Sesame-crusted Tuna, Cucumber Spaghetti and Grilled Cayenne Pineapple

Combining ingredients that are not commonly seen together, this recipe also tries to prepare each of them in a novel fashion. The Cayenne pepper adds a spicy layer to the pineapple, the warm cucumber spaghetti are quite a surprise and the mi-cuit tuna packs the punch of both a seared steak and sashimi. Truly an original, this recipe is a festive mix of textures, colors and tastes.

Ingredients

Serves 2

  • 1 Large tuna steak (~ 1lb)
  • 1 Pineapple
  • 1 Cucumber
  • Sesame seeds (white and black)
  • Cayenne pepper
  • Olive oil, grapeseed oil
  • Salt, pepper

Directions

Take the tuna out of the fridge and let rest at room temperature for 15 minutes. Preheat the oven to 150℃ (300℉).
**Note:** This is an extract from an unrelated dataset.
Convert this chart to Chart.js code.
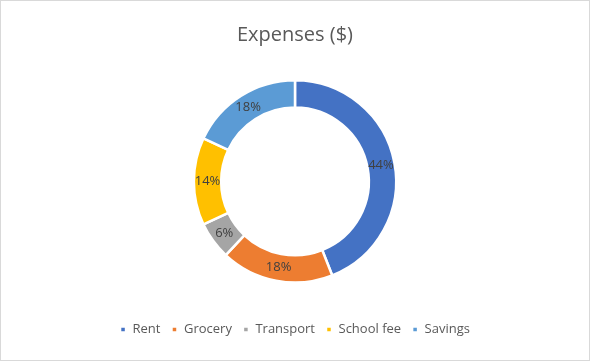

Wash the cucumber and peel it partially lengthwise. Using a mandoline, slice the cucumber at a shallow angle into pieces about 3 to 4 millimeters thick. Cut each slice lengthwise to form filaments about 2 or 3 millimeters wide. Reserve in a bowl.

Final result Final result Final result

Cut the pineapple in slices about 1 centimeter thick. Using round cookie cutters, remove the core and skin off of each slice.

Mix the black and white sesame seeds and spread them on a cutting board, roughly in the shape of the tuna steak. Set the raw steak on top of the seeds and apply some pressure on top of the steak to make the seeds stick. Clean the sides of the steak with the dull side of a knife.

In a cast iron grill pan, bring two tablespoons of olive oil to its smoking point. While waiting, sprinkle a very small amount of Cayenne pepper onto the pineapple slices. Set the slices onto the grill and cook each side for 3 to 4 minutes under medium to high heat. Once the slices show nice brown marks, put the grilling pan into the oven.

Melt butter in a medium saucepan under medium heat. Once melted, throw in the cucumber spaghetti, then salt and pepper to taste. Sauté the spaghetti in the saucepan under low to medium heat for 3 to 4 minutes.

Final result Final result Final result

In a frying pan under high heat, put two tablespoons of grapeseed oil and let it reach it smoking point. Set the tuna steak in the pan, sesame seeds face down, and watch the sides of the steak to gauge the progress of the cooking. The browned part of the fish should make between a third and half of the total height.

On a cutting board, slice the tuna into pieces 6 to 7 millimeters thick (¼ to ⅓ inches). Serve along with the spaghetti and two slices of pineapple in each plate.